Слово это камнем упало между ними, однако Клара продолжала цепляться за него, отказываясь разжать пальцы и выпустить его рубашку. Она знала, что, если сейчас отпустит Себастиана, если позволит ему развеять это ослепляющее жаркое очарование страсти, то одиночество обрушится на нее и заморозит навсегда.
Тут Себастиан отстранил ее руки и взглянул ей в глаза. И в тот же момент Клара поняла: у нее не было шансов противостоять его решимости. Охваченная внезапной вспышкой злости, она рывком поднялась, пересела на противоположное сиденье и обхватила плечи руками, пытаясь сдержать рыдания.
Надолго воцарилось молчание – слышалось только тяжелое дыхание обоих. Внезапно Себастиан чертыхнулся и, запустив пятерню в шевелюру, проворчал:
– Не здесь, Клара. И не так.
Она отвернулась от него и, уставившись в окно ничего не видящими от слез глазами, прошептала:
– Прокляни тебя Господь!
Себастиан невесело рассмеялся и тихо сказал:
– Он это уже сделал.
* * *– Что его связывает с Кларой? – Лорд Фэрфакс поднял голову и, почувствовав болезненную пульсацию в глазах, поморщился.
Его секретарь Сондерс пожал плечами и, явно смутившись, пробормотал:
– Похоже, они собираются пожениться, милорд. Мистер Холл обратился за специальной лицензией на прошлой неделе.
– Пожениться?.. – Фэрфакс ненадолго задумался. – А как давно они знакомы?
– Не могу сказать, милорд.
Фэрфакс в раздражении швырнул на стол карандаш. Кларе было присуще некоторое безрассудство – прискорбное наследие ее матушки. Из-за подобной опрометчивости Элизабет не раз оказывалась в сомнительных ситуациях, и ему приходилось исправлять положение, используя все пригодные для этого средства.
– Ладно. – Взмахом руки он дал понять Сондерсу, что разговор окончен. – Проследите, чтобы она не натворила каких-нибудь глупостей.
Впрочем, по мнению лорда Фэрфакса, сцена, произошедшая перед домом, уже являлась верхом глупости.
Глупая девчонка! Если она полагала, что сможет чего-либо добиться столь безрассудными действиями, то будет жестоко разочарована!

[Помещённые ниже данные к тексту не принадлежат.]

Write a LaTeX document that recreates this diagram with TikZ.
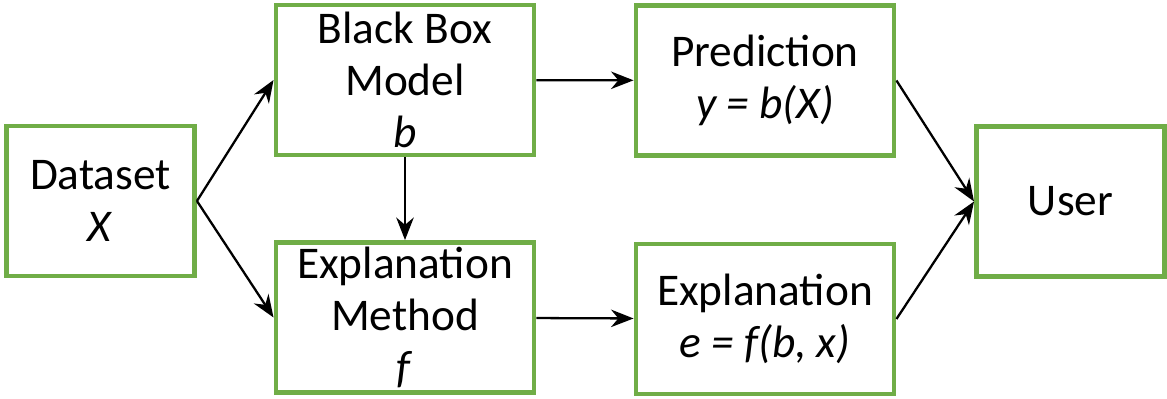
\documentclass[tikz,border=0pt]{standalone}
\usepackage{fontspec}
\setmainfont{Carlito}
\usepackage{tikz}
\usetikzlibrary{arrows.meta}
\definecolor{boxgreen}{RGB}{112,173,71}
\tikzset{
  stage/.style={
    rectangle,
    draw=boxgreen,
    fill=white,
    line width=2.8pt,
    minimum width=5.16cm,
    minimum height=3cm,
    inner sep=0pt,
    align=center,
    font=\fontsize{25.8}{29.6}\selectfont
  },
  endpoint/.style={
    stage,
    minimum width=3.76cm
  },
  flow/.style={
    -{Stealth[length=4.5mm,width=3.5mm]},
    line width=1.3pt,
    black
  }
}
\begin{document}
\begin{tikzpicture}[>=Stealth]
  \useasboundingbox (0,0) rectangle (23.34,7.96);

  % input and output ends
  \node[endpoint] (data) at (2.01,3.94) {Dataset\\\textit{X}};
  \node[endpoint] (user) at (21.41,3.93) {User};

  % model and explainer
  \node[stage] (model) at (8.10,6.36) {Black Box\\Model\\\textit{b}};
  \node[stage] (method) at (8.10,1.61) {Explanation\\Method\\\textit{f}};

  % results
  \node[stage] (pred) at (15.30,6.35) {Prediction\\\textit{y = b(X)}};
  \node[stage] (expl) at (15.30,1.58) {Explanation\\\textit{e = f(b, x)}};

  \draw[flow] (data.east) -- (model.west);
  \draw[flow] (data.east) -- (method.west);
  \draw[flow] (model) -- (method);
  \draw[flow] (model) -- (pred);
  \draw[flow] (method) -- (expl);
  \draw[flow] (pred.east) -- (user.west);
  \draw[flow] (expl.east) -- (user.west);
\end{tikzpicture}
\end{document}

– Да, милорд. – Сондерс коротко поклонился, собираясь выйти, но остановился, увидев в дверном проеме крошечную фигурку Эндрю. Позади мальчика стоял дворецкий Дэвис.

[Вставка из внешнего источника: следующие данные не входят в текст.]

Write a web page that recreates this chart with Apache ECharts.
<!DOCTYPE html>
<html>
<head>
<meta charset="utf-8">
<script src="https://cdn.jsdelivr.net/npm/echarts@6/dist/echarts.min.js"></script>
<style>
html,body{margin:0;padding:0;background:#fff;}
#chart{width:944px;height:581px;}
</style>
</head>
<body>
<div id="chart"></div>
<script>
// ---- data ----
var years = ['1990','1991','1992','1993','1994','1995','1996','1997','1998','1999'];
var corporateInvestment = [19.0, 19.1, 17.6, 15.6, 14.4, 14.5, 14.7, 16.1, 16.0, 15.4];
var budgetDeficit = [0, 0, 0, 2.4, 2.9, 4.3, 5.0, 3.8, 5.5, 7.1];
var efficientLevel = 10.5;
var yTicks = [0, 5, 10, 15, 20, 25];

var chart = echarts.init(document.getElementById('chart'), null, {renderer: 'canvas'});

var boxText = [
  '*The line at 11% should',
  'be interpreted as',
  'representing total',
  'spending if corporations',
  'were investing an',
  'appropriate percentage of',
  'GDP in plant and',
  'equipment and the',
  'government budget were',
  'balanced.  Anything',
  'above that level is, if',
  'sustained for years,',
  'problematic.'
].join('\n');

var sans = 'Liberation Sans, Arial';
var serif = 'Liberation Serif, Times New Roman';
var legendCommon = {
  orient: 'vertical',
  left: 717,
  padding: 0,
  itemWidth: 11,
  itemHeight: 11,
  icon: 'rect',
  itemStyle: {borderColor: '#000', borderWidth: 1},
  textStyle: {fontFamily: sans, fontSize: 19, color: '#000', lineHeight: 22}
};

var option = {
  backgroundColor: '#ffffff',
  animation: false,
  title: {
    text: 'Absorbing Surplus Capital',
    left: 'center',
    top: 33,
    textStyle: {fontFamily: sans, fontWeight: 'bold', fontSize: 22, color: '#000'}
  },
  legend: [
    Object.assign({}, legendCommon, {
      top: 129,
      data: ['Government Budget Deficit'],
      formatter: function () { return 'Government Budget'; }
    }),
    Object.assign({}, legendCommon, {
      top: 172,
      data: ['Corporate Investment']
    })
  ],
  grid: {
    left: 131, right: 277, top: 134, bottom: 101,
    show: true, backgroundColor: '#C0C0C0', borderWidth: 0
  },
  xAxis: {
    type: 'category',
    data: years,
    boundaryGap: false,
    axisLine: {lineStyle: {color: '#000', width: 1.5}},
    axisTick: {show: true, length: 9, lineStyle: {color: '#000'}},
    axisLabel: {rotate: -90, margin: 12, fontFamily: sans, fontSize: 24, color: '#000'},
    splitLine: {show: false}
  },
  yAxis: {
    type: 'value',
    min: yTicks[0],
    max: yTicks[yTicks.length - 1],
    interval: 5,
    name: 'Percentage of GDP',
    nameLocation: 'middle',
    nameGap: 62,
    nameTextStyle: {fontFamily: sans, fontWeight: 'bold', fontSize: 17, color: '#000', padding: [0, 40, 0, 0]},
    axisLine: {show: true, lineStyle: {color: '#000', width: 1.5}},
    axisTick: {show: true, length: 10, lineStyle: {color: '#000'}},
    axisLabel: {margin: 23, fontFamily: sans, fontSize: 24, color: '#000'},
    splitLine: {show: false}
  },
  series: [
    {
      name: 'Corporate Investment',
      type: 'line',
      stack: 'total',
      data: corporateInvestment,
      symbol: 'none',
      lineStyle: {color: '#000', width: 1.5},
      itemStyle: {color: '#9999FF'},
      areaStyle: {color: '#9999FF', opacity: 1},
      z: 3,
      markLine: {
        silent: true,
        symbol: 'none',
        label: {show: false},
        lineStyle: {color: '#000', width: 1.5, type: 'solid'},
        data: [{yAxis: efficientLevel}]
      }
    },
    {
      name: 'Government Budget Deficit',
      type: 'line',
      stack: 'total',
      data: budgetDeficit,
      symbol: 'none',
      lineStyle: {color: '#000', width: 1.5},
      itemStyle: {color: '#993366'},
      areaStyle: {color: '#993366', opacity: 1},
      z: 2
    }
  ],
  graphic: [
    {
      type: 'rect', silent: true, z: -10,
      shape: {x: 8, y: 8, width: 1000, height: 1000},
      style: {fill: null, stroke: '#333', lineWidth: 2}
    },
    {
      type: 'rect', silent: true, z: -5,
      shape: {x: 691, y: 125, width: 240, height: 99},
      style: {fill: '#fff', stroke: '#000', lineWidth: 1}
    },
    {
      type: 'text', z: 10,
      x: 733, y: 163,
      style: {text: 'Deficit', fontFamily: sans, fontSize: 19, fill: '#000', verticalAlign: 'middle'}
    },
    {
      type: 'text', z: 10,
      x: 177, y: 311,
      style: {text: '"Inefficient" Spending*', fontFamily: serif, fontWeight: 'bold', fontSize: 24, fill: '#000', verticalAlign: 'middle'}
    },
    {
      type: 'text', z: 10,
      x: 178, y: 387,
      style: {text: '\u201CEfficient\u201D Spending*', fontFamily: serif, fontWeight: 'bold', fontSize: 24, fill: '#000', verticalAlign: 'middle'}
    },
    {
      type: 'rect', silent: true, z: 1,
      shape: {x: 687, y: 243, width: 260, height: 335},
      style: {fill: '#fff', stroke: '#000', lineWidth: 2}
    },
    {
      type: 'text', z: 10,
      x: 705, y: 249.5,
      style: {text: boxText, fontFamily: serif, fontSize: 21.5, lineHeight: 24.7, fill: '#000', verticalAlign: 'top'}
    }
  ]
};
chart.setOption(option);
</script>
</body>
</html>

Фэрфакс нахмурился, увидев внука. Эндрю был худеньким и бледным, то есть совершенно не походил на его сына Уильяма в том же возрасте. Уильям также унаследовал характер Элизабет, но он-то по крайней мере был крепко сложен, к тому же благодаря строгому воспитанию обладал силой воли – так, во всяком случае, хотелось думать Фэрфаксу. Да, он хорошо воспитал сына, и тот знал, как бороться и как постоять за себя.
Фэрфакс мог бы гордиться… но подозревал, что с внуком ему так не повезет. Эндрю уже был слабым, а охоте предпочитал книжки с картинками и рисование. Мальчик не способен был выстрелить из ружья, чтобы спасти себе жизнь. Ричарду было бы неприятно узнать, что его сын вздрагивал, услышав ржание лошади.
Неизбывная тоска охватила Фэрфакса при воспоминании об Уильяме, который умер слишком молодым. Ему хотелось иметь настоящего сына – такого, которого он мог бы считать своим другом, которого мог бы лепить по своему образу и подобию и который всегда оставался бы преданным ему.